Bowie admits that he lost his way after his commercial success in the 1980s, and says that his 1990 announcement that he would no longer perform his greatest hits - a threat he has long-since withdrawn - was from lack of confidence in his new material.

"I wasn't certain that my songwriting was going anywhere, or that I could compete with this huge... back catalog. But there was a period in the early '90s when I was pretty lost as an artist."

He credits Tin Machine, the metal-edged foursome he formed in 1989, with reinvigorating him. "It stripped everything away and put me through the unusual experience of just being a band member. It was a really great toughening-up experience."

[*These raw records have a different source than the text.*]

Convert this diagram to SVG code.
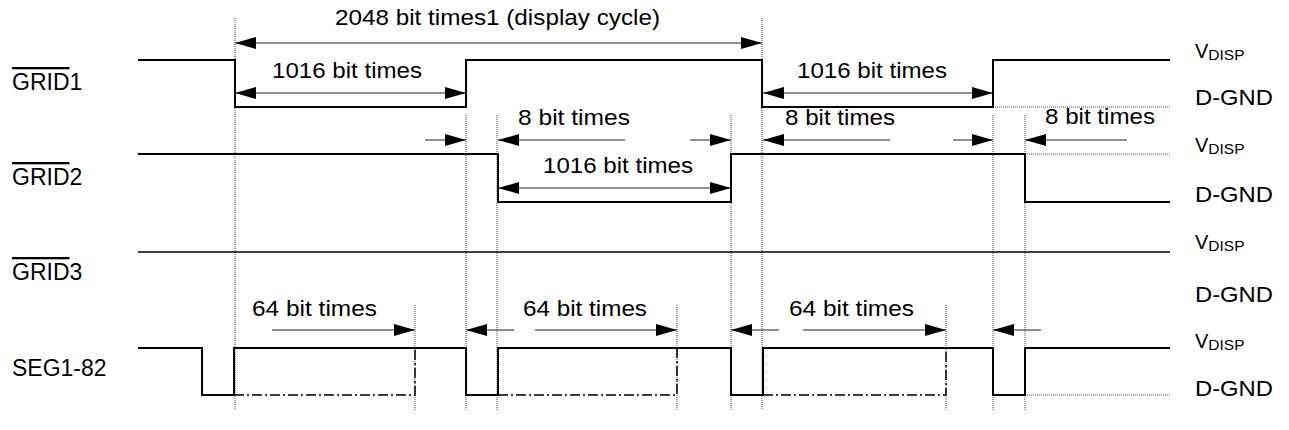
<svg xmlns="http://www.w3.org/2000/svg" width="1289" height="430" viewBox="0 0 1289 430">
<style>
text{font-family:"Liberation Sans",Arial,sans-serif;fill:#000}
.t{font-size:22px}
.lbl{font-size:23px}
.v{font-size:20px}
.sub{font-size:15.5px}
.sig{fill:none;stroke:#000;stroke-width:2}
.sig1{fill:none;stroke:#000;stroke-width:1.5}
.dot{fill:none;stroke:#444;stroke-width:1;stroke-dasharray:1 1}
.dd{fill:none;stroke:#000;stroke-width:1.5;stroke-dasharray:10 3 2 3}
.arr{fill:none;stroke:#222;stroke-width:1.2;marker-end:url(#ah)}
.arr2{fill:none;stroke:#222;stroke-width:1.2;marker-end:url(#ah);marker-start:url(#ah)}
.ov{text-decoration:overline}
</style>
<defs>
<marker id="ah" viewBox="0 0 21 12" refX="21" refY="6" markerUnits="userSpaceOnUse" markerWidth="21" markerHeight="12" orient="auto-start-reverse">
<path d="M0,0 L21,6 L0,12 z" fill="#000"/>
</marker>
</defs>

<g id="guides">
<path class="dot" d="M235,18V410 M762,18V410 M466,115V410 M497,115V410 M731,115V410 M993,115V410 M1025,115V410 M415,305V410 M677,305V410 M946,305V410"/>
<path class="dot" d="M993,107H1170 M1025,154H1170 M1025,395H1170"/>
</g>

<g id="grid1">
<text class="lbl" x="12" y="90"><tspan class="ov">GRID</tspan>1</text>
<path class="sig" d="M138,60H235V107H466V60H762V107H993V60H1170"/>
</g>
<g id="grid2">
<text class="lbl" x="12" y="185"><tspan class="ov">GRID</tspan>2</text>
<path class="sig" d="M138,154H498V202H731V154H1025V202H1170"/>
</g>
<g id="grid3">
<text class="lbl" x="12" y="280"><tspan class="ov">GRID</tspan>3</text>
<path class="sig1" d="M138,252H1170"/>
</g>
<g id="seg">
<text class="lbl" x="12" y="376">SEG1-82</text>
<path class="sig" d="M138,348H202V395H234V348H466V395H498V348H731V395H763V348H993V395H1025V348H1170"/>
<path class="dd" d="M234,395H415V348 M498,395H677V348 M763,395H946V348"/>
</g>

<g id="levels">
<text class="v" x="1195" y="58">V<tspan class="sub" dy="2">DISP</tspan></text>
<text class="t" x="1195" y="105" textLength="78" lengthAdjust="spacingAndGlyphs">D-GND</text>
<text class="v" x="1195" y="152">V<tspan class="sub" dy="2">DISP</tspan></text>
<text class="t" x="1195" y="202" textLength="78" lengthAdjust="spacingAndGlyphs">D-GND</text>
<text class="v" x="1195" y="249">V<tspan class="sub" dy="2">DISP</tspan></text>
<text class="t" x="1195" y="302" textLength="78" lengthAdjust="spacingAndGlyphs">D-GND</text>
<text class="v" x="1195" y="348">V<tspan class="sub" dy="2">DISP</tspan></text>
<text class="t" x="1195" y="396" textLength="78" lengthAdjust="spacingAndGlyphs">D-GND</text>
</g>

<g id="connectors">
<path class="arr2" d="M235,43H762"/>
<path class="arr2" d="M235,93H466"/>
<path class="arr2" d="M763,93H993"/>
<path class="arr2" d="M498,188H731"/>
<path class="arr" d="M425,140H466"/>
<path class="arr" d="M625,140H498"/>
<path class="arr" d="M690,140H731"/>
<path class="arr" d="M890,140H763"/>
<path class="arr" d="M953,140H993"/>
<path class="arr" d="M1127,140H1025"/>
<path class="arr" d="M272,330H415"/>
<path class="arr" d="M514,330H466"/>
<path class="arr" d="M535,330H677"/>
<path class="arr" d="M779,330H731"/>
<path class="arr" d="M803,330H946"/>
<path class="arr" d="M1041,330H993"/>
</g>

<g id="dims">
<text class="t" x="335" y="25" textLength="325" lengthAdjust="spacingAndGlyphs">2048 bit times1 (display cycle)</text>
<text class="t" x="272" y="78" textLength="150" lengthAdjust="spacingAndGlyphs">1016 bit times</text>
<text class="t" x="797" y="78" textLength="150" lengthAdjust="spacingAndGlyphs">1016 bit times</text>
<text class="t" x="518" y="125" textLength="112" lengthAdjust="spacingAndGlyphs">8 bit times</text>
<text class="t" x="785" y="125" textLength="110" lengthAdjust="spacingAndGlyphs">8 bit times</text>
<text class="t" x="1045" y="124" textLength="110" lengthAdjust="spacingAndGlyphs">8 bit times</text>
<text class="t" x="543" y="173" textLength="150" lengthAdjust="spacingAndGlyphs">1016 bit times</text>
<text class="t" x="252" y="316" textLength="125" lengthAdjust="spacingAndGlyphs">64 bit times</text>
<text class="t" x="523" y="316" textLength="124" lengthAdjust="spacingAndGlyphs">64 bit times</text>
<text class="t" x="789" y="316" textLength="125" lengthAdjust="spacingAndGlyphs">64 bit times</text>
</g>
</svg>
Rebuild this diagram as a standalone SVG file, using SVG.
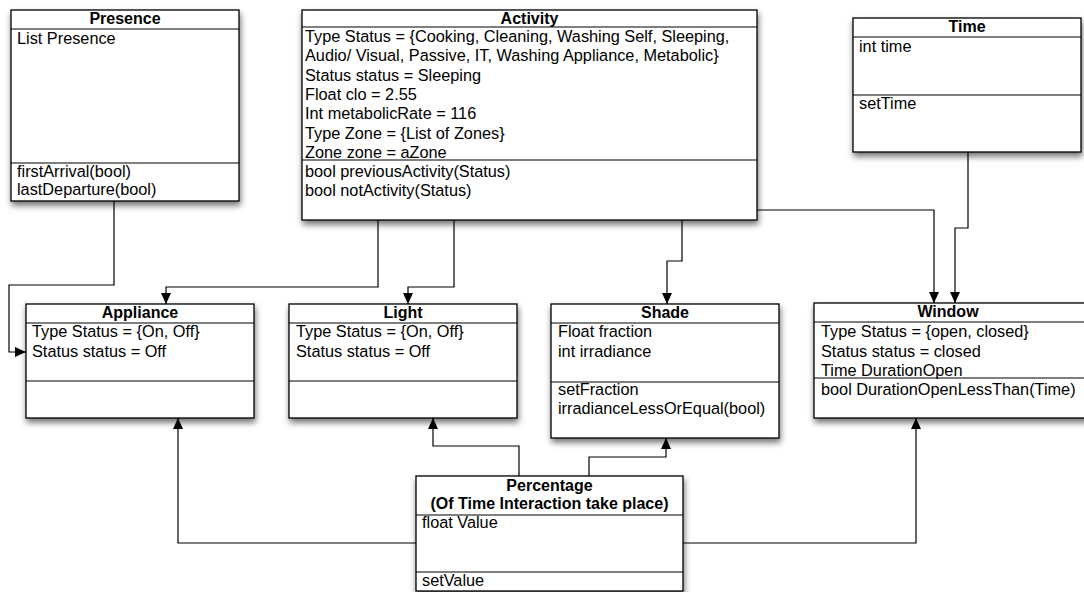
<svg xmlns="http://www.w3.org/2000/svg" width="1084" height="592" viewBox="0 0 1084 592">
<style>
.box{fill:#fff;stroke:#000;stroke-width:1.3}
.sep{stroke:#000;stroke-width:1.2}
.t{font-family:"Liberation Sans",Arial,sans-serif;font-size:16.3px;fill:#000}
.h{font-family:"Liberation Sans",Arial,sans-serif;font-size:16px;font-weight:bold;fill:#000;text-anchor:middle}
.c{fill:none;stroke:#000;stroke-width:1.2}
</style>
<defs>
<filter id="sh" x="-10%" y="-10%" width="130%" height="140%">
<feDropShadow dx="1" dy="4" stdDeviation="3" flood-color="#000" flood-opacity="0.55"/>
</filter>
<marker id="ar" markerUnits="userSpaceOnUse" markerWidth="12" markerHeight="12" refX="11" refY="5" orient="auto">
<path d="M0,0 L11,5 L0,10 z" fill="#000"/>
</marker>
</defs>
<rect width="1084" height="592" fill="#fff"/>
<g id="connectors">
<path class="c" d="M114,201 V285 H9 V352 H26" marker-end="url(#ar)"/>
<path class="c" d="M378,220 V287 H166 V304" marker-end="url(#ar)"/>
<path class="c" d="M454,220 V287 H408 V304" marker-end="url(#ar)"/>
<path class="c" d="M682,220 V261 H667 V304" marker-end="url(#ar)"/>
<path class="c" d="M757,210 H934 V303" marker-end="url(#ar)"/>
<path class="c" d="M968,152 V228 H955 V303" marker-end="url(#ar)"/>
<path class="c" d="M416,543 H178 V418" marker-end="url(#ar)"/>
<path class="c" d="M519,476 V446 H433 V418" marker-end="url(#ar)"/>
<path class="c" d="M589,476 V457 H666 V438" marker-end="url(#ar)"/>
<path class="c" d="M683,543 H916 V418" marker-end="url(#ar)"/>
</g>
<g id="presence">
<rect class="box" x="11" y="10" width="228" height="191" filter="url(#sh)"/>
<line class="sep" x1="11" y1="29" x2="239" y2="29"/>
<line class="sep" x1="11" y1="163" x2="239" y2="163"/>
<text class="h" x="125" y="24">Presence</text>
<text class="t" x="17" y="44">List Presence</text>
<text class="t" x="17" y="177">firstArrival(bool)</text>
<text class="t" x="17" y="195">lastDeparture(bool)</text>
</g>
<g id="activity">
<rect class="box" x="302" y="10" width="455" height="210" filter="url(#sh)"/>
<line class="sep" x1="302" y1="27" x2="757" y2="27"/>
<line class="sep" x1="302" y1="160" x2="757" y2="160"/>
<text class="h" x="529.5" y="24">Activity</text>
<text class="t" x="305" y="42">Type Status = {Cooking, Cleaning, Washing Self, Sleeping,</text>
<text class="t" x="305" y="61.3">Audio/ Visual, Passive, IT, Washing Appliance, Metabolic}</text>
<text class="t" x="305" y="80.6">Status status = Sleeping</text>
<text class="t" x="305" y="99.9">Float clo = 2.55</text>
<text class="t" x="305" y="119.2">Int metabolicRate = 116</text>
<text class="t" x="305" y="138.5">Type Zone = {List of Zones}</text>
<text class="t" x="305" y="157.5">Zone zone = aZone</text>
<text class="t" x="305" y="176.5">bool previousActivity(Status)</text>
<text class="t" x="305" y="195.5">bool notActivity(Status)</text>
</g>
<g id="time">
<rect class="box" x="853" y="18" width="228" height="134" filter="url(#sh)"/>
<line class="sep" x1="853" y1="37" x2="1081" y2="37"/>
<line class="sep" x1="853" y1="95" x2="1081" y2="95"/>
<text class="h" x="967" y="32">Time</text>
<text class="t" x="859" y="52">int time</text>
<text class="t" x="859" y="109">setTime</text>
</g>
<g id="appliance">
<rect class="box" x="26" y="304" width="228" height="114" filter="url(#sh)"/>
<line class="sep" x1="26" y1="323" x2="254" y2="323"/>
<line class="sep" x1="26" y1="381" x2="254" y2="381"/>
<text class="h" x="140" y="318">Appliance</text>
<text class="t" x="32" y="337">Type Status = {On, Off}</text>
<text class="t" x="32" y="357">Status status = Off</text>
</g>
<g id="light">
<rect class="box" x="289" y="304" width="228" height="114" filter="url(#sh)"/>
<line class="sep" x1="289" y1="323" x2="517" y2="323"/>
<line class="sep" x1="289" y1="381" x2="517" y2="381"/>
<text class="h" x="403" y="318">Light</text>
<text class="t" x="296" y="337">Type Status = {On, Off}</text>
<text class="t" x="296" y="357">Status status = Off</text>
</g>
<g id="shade">
<rect class="box" x="551" y="304" width="228" height="134" filter="url(#sh)"/>
<line class="sep" x1="551" y1="323" x2="779" y2="323"/>
<line class="sep" x1="551" y1="382" x2="779" y2="382"/>
<text class="h" x="665" y="318">Shade</text>
<text class="t" x="558" y="337">Float fraction</text>
<text class="t" x="558" y="357">int irradiance</text>
<text class="t" x="558" y="395">setFraction</text>
<text class="t" x="558" y="414">irradianceLessOrEqual(bool)</text>
</g>
<g id="window">
<rect class="box" x="814" y="303" width="280" height="115" filter="url(#sh)"/>
<line class="sep" x1="814" y1="322" x2="1094" y2="322"/>
<line class="sep" x1="814" y1="378" x2="1094" y2="378"/>
<text class="h" x="948" y="317">Window</text>
<text class="t" x="821" y="337">Type Status = {open, closed}</text>
<text class="t" x="821" y="356.5">Status status = closed</text>
<text class="t" x="821" y="376">Time DurationOpen</text>
<text class="t" x="821" y="395">bool DurationOpenLessThan(Time)</text>
</g>
<g id="percentage">
<rect class="box" x="416" y="476" width="267" height="115" filter="url(#sh)"/>
<line class="sep" x1="416" y1="515" x2="683" y2="515"/>
<line class="sep" x1="416" y1="572" x2="683" y2="572"/>
<text class="h" x="549.5" y="491">Percentage</text>
<text class="h" x="549.5" y="509">(Of Time Interaction take place)</text>
<text class="t" x="422" y="528">float Value</text>
<text class="t" x="422" y="586">setValue</text>
</g>
</svg>
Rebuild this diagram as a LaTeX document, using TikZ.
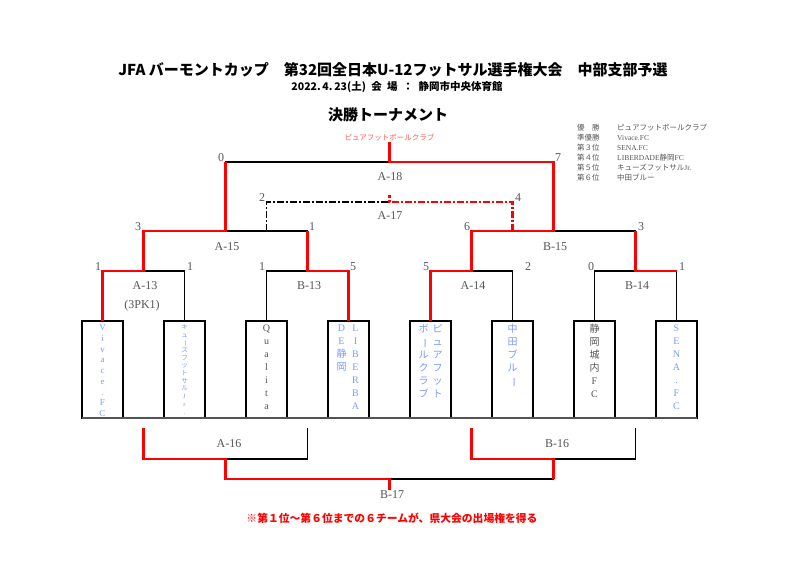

Bowie believes Tin Machine, a mediocre band at best, had a positive impact on his songwriting, though it is hard to hear the evidence of that on 1995's experimental Outside or the drum-and-bass-influenced Earthling, released in 1997. With Heathen and Reality, though, the aging rock star seems less desperate to latch onto a current trend and again able to produce music that captures the unease of modern life.

For inspiration, he thinks of American blues players whom he looked up to as a teenager when they were roughly the age he is now. Muddy Waters and John Lee Hooker were "guys that could really rock out at a considerable age."

"I've never been 57 before. This is all new to us," Bowie - who will turn that old next month - says, speaking for his classic-rock peers. "We're all trying to figure that out: Can you do this to a real hard-rock beat and not look like an idiot when you're 57?"